Aquella remota sensación nos inundaba de nuevo: la infinitud del tiempo. El tren se deslizaba suavemente por valles y montañas. No hay medio de transporte que compita en comodidad y pertenencia con el tren. Nosotros lo abordamos en San Sebastián, procedentes de Francia, pero los peregrinos y turistas que lo atestaban provenían de muchas partes. No quedaba un asiento libre.

El trayecto a Compostela consumió el día entero. En cada tramo atisbamos la transfiguración del paisaje, tan propio en cada comarca. Escuchamos gratuitamente un relicario de sucesos e historias en las voces ruidosas de las españolas, que retumbaban en el coche.

A nuestro destino arribamos en ese momento del día, poco antes del crepúsculo, cuando las cosas irradian su verdadero espíritu. La estación de Compostela: principio y fin del Camino de Santiago.

La ciudad nos acogió con una brisa húmeda. Mayo apresuraba su final. Los nubarrones oscuros que surcaban el cielo se derramaron sobre la ciudad poco más tarde. Nos habíamos instalado ya en un discreto hotelito del centro, no alejado de la Catedral. El ritmo de la lluvia nos arrulló hasta la inconsciencia.

La ducha, la vestimenta y el desayuno al día siguiente los tomamos sin apremios. Se aclaraba el cielo cuando nos echamos a andar. La atmósfera era húmeda y gris.

En la Catedral nos acogió La Providencia. Nos explicaron: era Año Jacobeo. Los devotos forman compacta muchedumbre, con nosotros en el grupo afortunado que tuvo acceso al oratorio. Oramos en silencio y observamos luego el doblar de la renombrada campana. Permanecimos un rato todavía, contemplando el entrar y salir de caravanas de fieles.

Al retirarnos de la Catedral no apuntaba aún el mediodía; pero el agobio del hambre se imponía. Los restaurantes aún no se hallaban disponibles para el almuerzo. Mas el azar teje sus mallas con las fibras más diversas, y así de pronto un esforzado gallego levantó la mano:

—Les puedo preparar algo de inmediato... —dijo el hombre.

De cada ciudad española puede elaborarse una sólida antología. Más de un cuarto de siglo ha transcurrido desde entonces y aquel banquete súbito y los sabores infinitos reviven a menudo en la conversación, en el paladar y en la memoria.

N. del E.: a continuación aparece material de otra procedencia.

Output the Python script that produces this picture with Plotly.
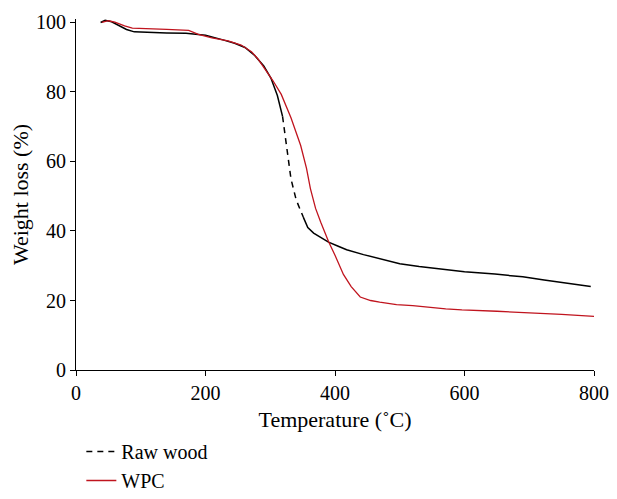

El apetito transformado en menú lo recreamos con deleite: boquerones en aceite de oliva, anchoas acompañadas de queso de tetilla con salsa de frambuesa, vino de la casa y una tarta de Santiago, como postre.

Algunas certezas derivamos de ese viaje y esa visita. Sobre todas una, acuñada por Claudio Magris: No es indispensable la fe en Dios, basta con tenerla en las cosas creadas.